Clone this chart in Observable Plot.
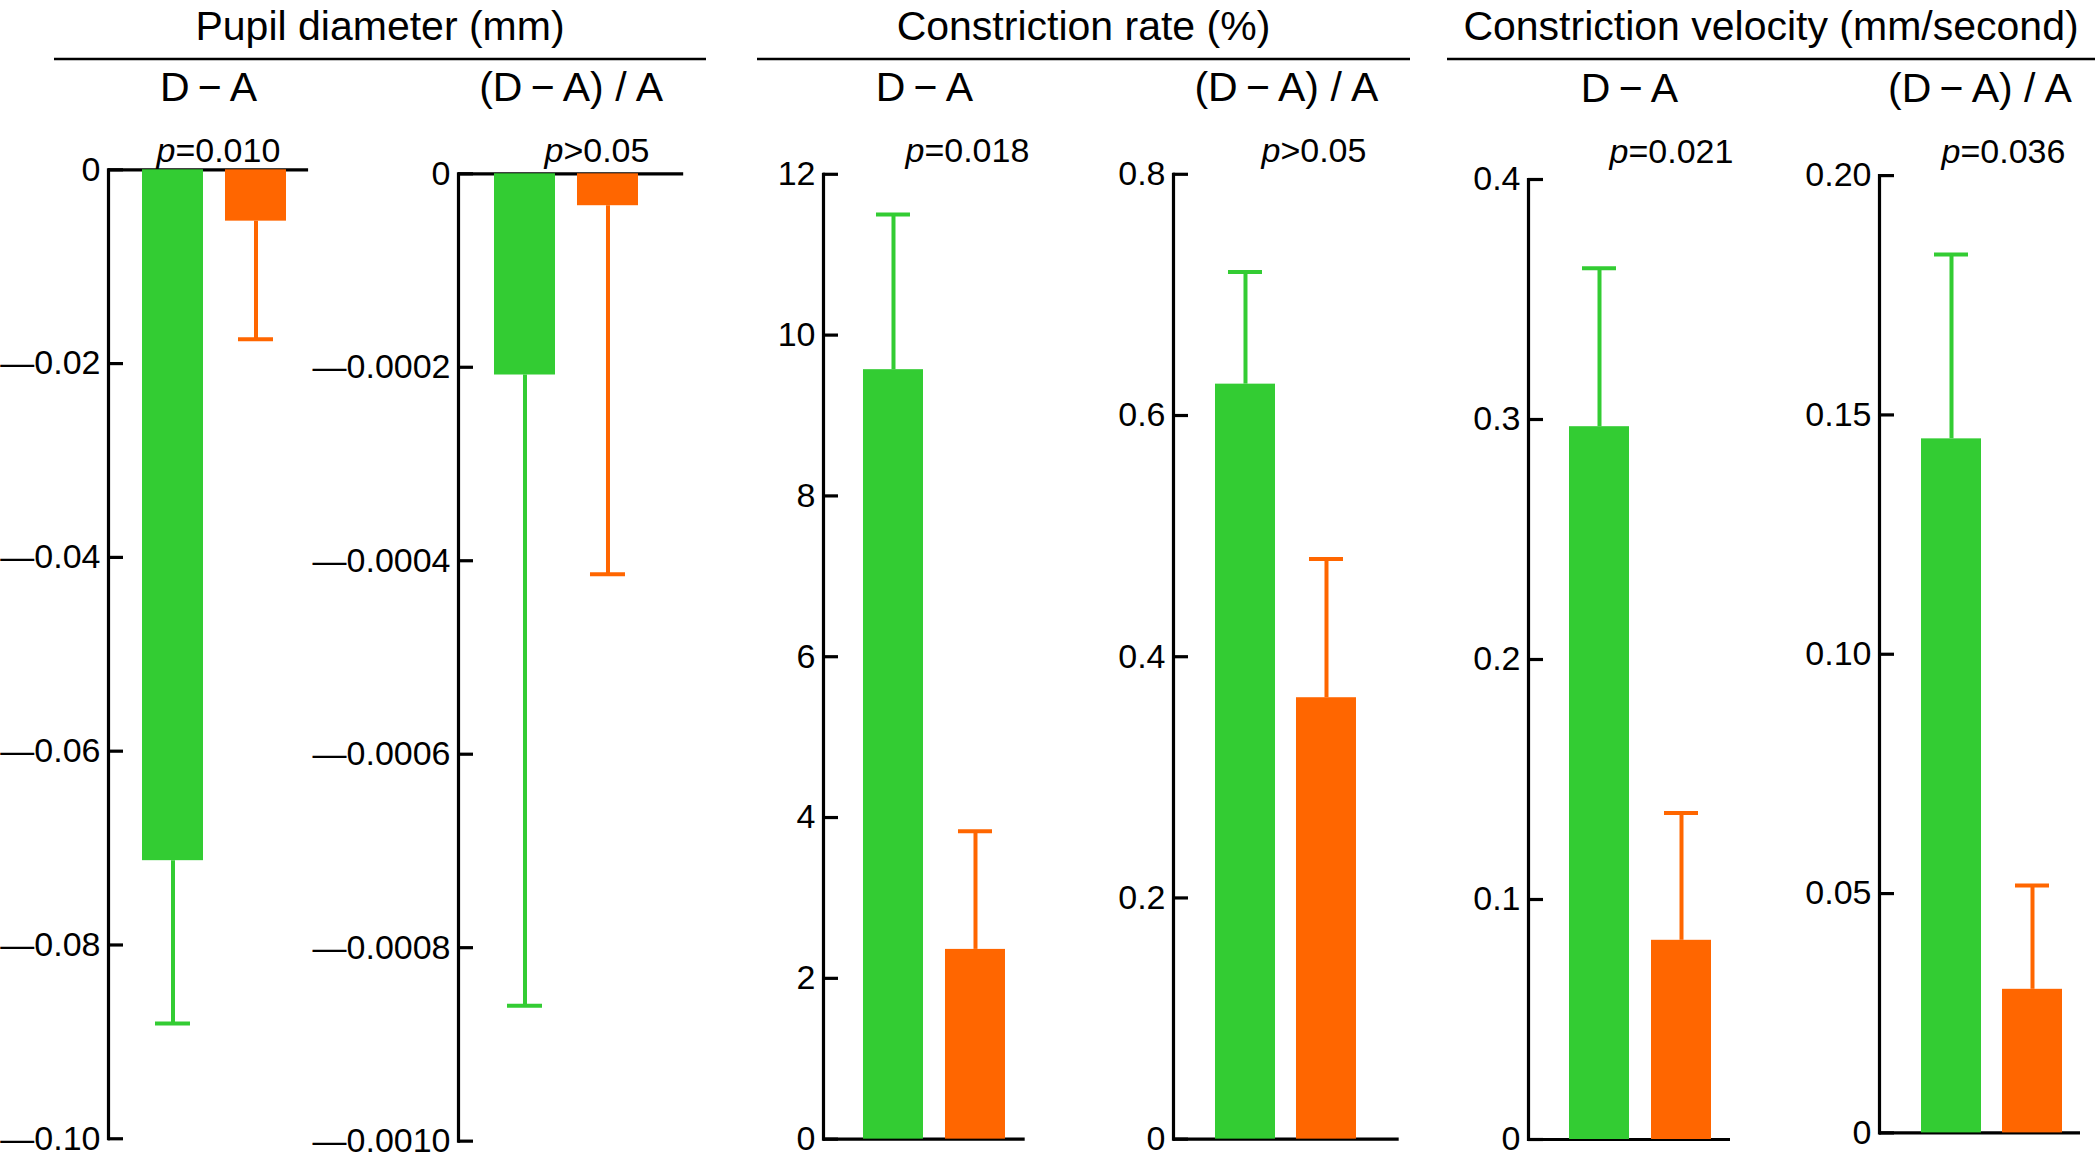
<!DOCTYPE html>
<html>
<head>
<meta charset="utf-8">
<script src="https://cdn.jsdelivr.net/npm/d3@7"></script>
<script src="https://cdn.jsdelivr.net/npm/@observablehq/plot@0.6"></script>
<style>
html, body { margin: 0; padding: 0; background: #fff; }
#chart { position: relative; width: 2097px; height: 1159px; overflow: hidden; background: #fff;
  font-family: 'Liberation Sans', Arial, 'Noto Sans CJK JP', sans-serif; color: #000; }
#chart svg { position: absolute; top: 0; }
</style>
</head>
<body>
<div id="chart"></div>
<script>
// ---------- data ----------
const groups = ["Group 1", "Group 2"];
const sectionTitles = ["Pupil diameter (mm)", "Constriction rate (%)", "Constriction velocity (mm/second)"];
const panelSubtitles = ["D\u2009\u2212\u2009A", "(D\u2009\u2212\u2009A) / A", "D\u2009\u2212\u2009A", "(D\u2009\u2212\u2009A) / A", "D\u2009\u2212\u2009A", "(D\u2009\u2212\u2009A) / A"];
const pLabels = ["p=0.010", "p>0.05", "p=0.018", "p>0.05", "p=0.021", "p=0.036"];

const pupilDiffMean = [-0.0713, -0.0053];
const pupilDiffErr = [0.0168, 0.0122];
const pupilRatioMean = [-0.000208, -0.000033];
const pupilRatioErr = [0.000652, 0.000381];
const rateDiffMean = [9.57, 2.36];
const rateDiffErr = [1.93, 1.47];
const rateRatioMean = [0.626, 0.366];
const rateRatioErr = [0.093, 0.115];
const velDiffMean = [0.297, 0.083];
const velDiffErr = [0.066, 0.053];
const velRatioMean = [0.145, 0.030];
const velRatioErr = [0.0385, 0.0217];

const pupilDiffTicks = [0, -0.02, -0.04, -0.06, -0.08, -0.10];
const pupilDiffTickLabels = ["0", "\u20140.02", "\u20140.04", "\u20140.06", "\u20140.08", "\u20140.10"];
const pupilRatioTicks = [0, -0.0002, -0.0004, -0.0006, -0.0008, -0.0010];
const pupilRatioTickLabels = ["0", "\u20140.0002", "\u20140.0004", "\u20140.0006", "\u20140.0008", "\u20140.0010"];
const rateDiffTicks = [0, 2, 4, 6, 8, 10, 12];
const rateDiffTickLabels = ["0", "2", "4", "6", "8", "10", "12"];
const rateRatioTicks = [0, 0.2, 0.4, 0.6, 0.8];
const rateRatioTickLabels = ["0", "0.2", "0.4", "0.6", "0.8"];
const velDiffTicks = [0, 0.1, 0.2, 0.3, 0.4];
const velDiffTickLabels = ["0", "0.1", "0.2", "0.3", "0.4"];
const velRatioTicks = [0, 0.05, 0.10, 0.15, 0.20];
const velRatioTickLabels = ["0", "0.05", "0.10", "0.15", "0.20"];

// ---------- layout (pixels) ----------
const sectionLayout = [
  {x1: 54, x2: 706}, {x1: 757, x2: 1410}, {x1: 1447, x2: 2095}
];
const panelLayout = [
  {axis: 108.4, end: 308.5, top: 169.3, bottom: 1138.3, barL: 33.9, barR: 178.1, pdx: 48},
  {axis: 457.8, end: 683, top: 173.3, bottom: 1140.7, barL: 34.9, barR: 180.4, pdx: 86},
  {axis: 823.3, end: 1025, top: 173.8, bottom: 1138.7, barL: 40, barR: 183, pdx: 82},
  {axis: 1173.3, end: 1399, top: 173.8, bottom: 1138.7, barL: 41.4, barR: 183.4, pdx: 88},
  {axis: 1528.3, end: 1730.3, top: 179, bottom: 1139, barL: 40, barR: 183.7, pdx: 81},
  {axis: 1879, end: 2080, top: 175.1, bottom: 1132.4, barL: 41, barR: 183, pdx: 62}
];
const H = 1159;
const FONT = "'Liberation Sans', Arial, 'Noto Sans CJK JP', sans-serif";
const colors = ["#33cc33", "#ff6600"];

const panels = [
  {means: pupilDiffMean, errs: pupilDiffErr, ticks: pupilDiffTicks, labels: pupilDiffTickLabels},
  {means: pupilRatioMean, errs: pupilRatioErr, ticks: pupilRatioTicks, labels: pupilRatioTickLabels},
  {means: rateDiffMean, errs: rateDiffErr, ticks: rateDiffTicks, labels: rateDiffTickLabels},
  {means: rateRatioMean, errs: rateRatioErr, ticks: rateRatioTicks, labels: rateRatioTickLabels},
  {means: velDiffMean, errs: velDiffErr, ticks: velDiffTicks, labels: velDiffTickLabels},
  {means: velRatioMean, errs: velRatioErr, ticks: velRatioTicks, labels: velRatioTickLabels}
];

const chart = document.getElementById("chart");

// header: section titles + underlines
const hdr = d3.create("svg").attr("width", 2097).attr("height", 80)
  .style("left", "0px").style("top", "0px").style("overflow", "visible");
sectionTitles.forEach((t, i) => {
  const s = sectionLayout[i];
  hdr.append("text").attr("x", (s.x1 + s.x2) / 2).attr("y", 40)
    .attr("text-anchor", "middle").attr("font-size", 41).attr("font-family", FONT).attr("fill", "#000").text(t);
  hdr.append("line").attr("x1", s.x1).attr("x2", s.x2).attr("y1", 59).attr("y2", 59)
    .attr("stroke", "#000").attr("stroke-width", 2.5);
});
chart.appendChild(hdr.node());

panels.forEach((p, i) => {
  const L = panelLayout[i];
  const ML = 150, MR = 30;
  const frameW = L.end - L.axis;
  const width = ML + frameW + MR;
  const data = groups.map((g, j) => ({
    group: g, mean: p.means[j], end: p.means[j] + Math.sign(p.means[j]) * p.errs[j]
  }));
  const labelOf = d => {
    let k = 0, best = Infinity;
    p.ticks.forEach((t, j) => { const e = Math.abs(t - d); if (e < best) { best = e; k = j; } });
    return p.labels[k];
  };
  const yDomain = d3.extent(p.ticks);
  const plot = Plot.plot({
    width, height: H,
    marginLeft: ML, marginRight: MR, marginTop: L.top, marginBottom: H - L.bottom,
    x: {type: "band", domain: groups, range: [ML + L.barL, ML + L.barR], paddingInner: 22 / 83, paddingOuter: 0, axis: null},
    y: {domain: yDomain, axis: null},
    color: {domain: groups, range: colors},
    style: {fontFamily: FONT, fontSize: "34px", background: "transparent", color: "#000", overflow: "visible"},
    marks: [
      Plot.axisY(p.ticks, {anchor: "left", tickSize: 0, tickPadding: 8, tickFormat: labelOf, fontSize: 34}),
      Plot.ruleY(p.ticks, {insetRight: frameW - 15, strokeWidth: 3.2}),
      Plot.frame({anchor: "left", strokeWidth: 3.2}),
      Plot.ruleY([0], {strokeWidth: 3.2}),
      Plot.barY(data, {x: "group", y1: 0, y2: "mean", fill: "group"}),
      Plot.ruleX(data, {x: "group", y1: "mean", y2: "end", stroke: "group", strokeWidth: 4}),
      Plot.tickY(data, {x: "group", y: "end", stroke: "group", strokeWidth: 4, insetLeft: 13, insetRight: 13}),
      Plot.text([pLabels[i]], {frameAnchor: "top-left", dx: L.pdx, dy: 162 - L.top, textAnchor: "start", lineAnchor: "bottom", fontSize: 34}),
      Plot.text([panelSubtitles[i]], {frameAnchor: "top", dy: 101 - L.top, lineAnchor: "bottom", fontSize: 41})
    ]
  });
  plot.style.left = (L.axis - ML) + "px";
  plot.style.top = "0px";
  // italic "p" in the p-value labels
  d3.select(plot).selectAll("text").filter(function () {
    return this.textContent === pLabels[i];
  }).each(function () {
    const t = this.textContent;
    const sel = d3.select(this);
    sel.selectAll("*").remove();
    sel.text(null);
    sel.append("tspan").attr("font-style", "italic").style("font-style", "italic").text(t.slice(0, 1));
    sel.append("tspan").text(t.slice(1));
  });
  chart.appendChild(plot);
});
</script>
</body>
</html>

——

Omitting all pictures, restate exactly the lines of the material from its start through the line that contains "const velRatioErr = [0.0385, 0.0217];".

## WRITTEN RESPONSE
Clone this chart in Observable Plot.
<!DOCTYPE html>
<html>
<head>
<meta charset="utf-8">
<script src="https://cdn.jsdelivr.net/npm/d3@7"></script>
<script src="https://cdn.jsdelivr.net/npm/@observablehq/plot@0.6"></script>
<style>
html, body { margin: 0; padding: 0; background: #fff; }
#chart { position: relative; width: 2097px; height: 1159px; overflow: hidden; background: #fff;
  font-family: 'Liberation Sans', Arial, 'Noto Sans CJK JP', sans-serif; color: #000; }
#chart svg { position: absolute; top: 0; }
</style>
</head>
<body>
<div id="chart"></div>
<script>
// ---------- data ----------
const groups = ["Group 1", "Group 2"];
const sectionTitles = ["Pupil diameter (mm)", "Constriction rate (%)", "Constriction velocity (mm/second)"];
const panelSubtitles = ["D\u2009\u2212\u2009A", "(D\u2009\u2212\u2009A) / A", "D\u2009\u2212\u2009A", "(D\u2009\u2212\u2009A) / A", "D\u2009\u2212\u2009A", "(D\u2009\u2212\u2009A) / A"];
const pLabels = ["p=0.010", "p>0.05", "p=0.018", "p>0.05", "p=0.021", "p=0.036"];

const pupilDiffMean = [-0.0713, -0.0053];
const pupilDiffErr = [0.0168, 0.0122];
const pupilRatioMean = [-0.000208, -0.000033];
const pupilRatioErr = [0.000652, 0.000381];
const rateDiffMean = [9.57, 2.36];
const rateDiffErr = [1.93, 1.47];
const rateRatioMean = [0.626, 0.366];
const rateRatioErr = [0.093, 0.115];
const velDiffMean = [0.297, 0.083];
const velDiffErr = [0.066, 0.053];
const velRatioMean = [0.145, 0.030];
const velRatioErr = [0.0385, 0.0217];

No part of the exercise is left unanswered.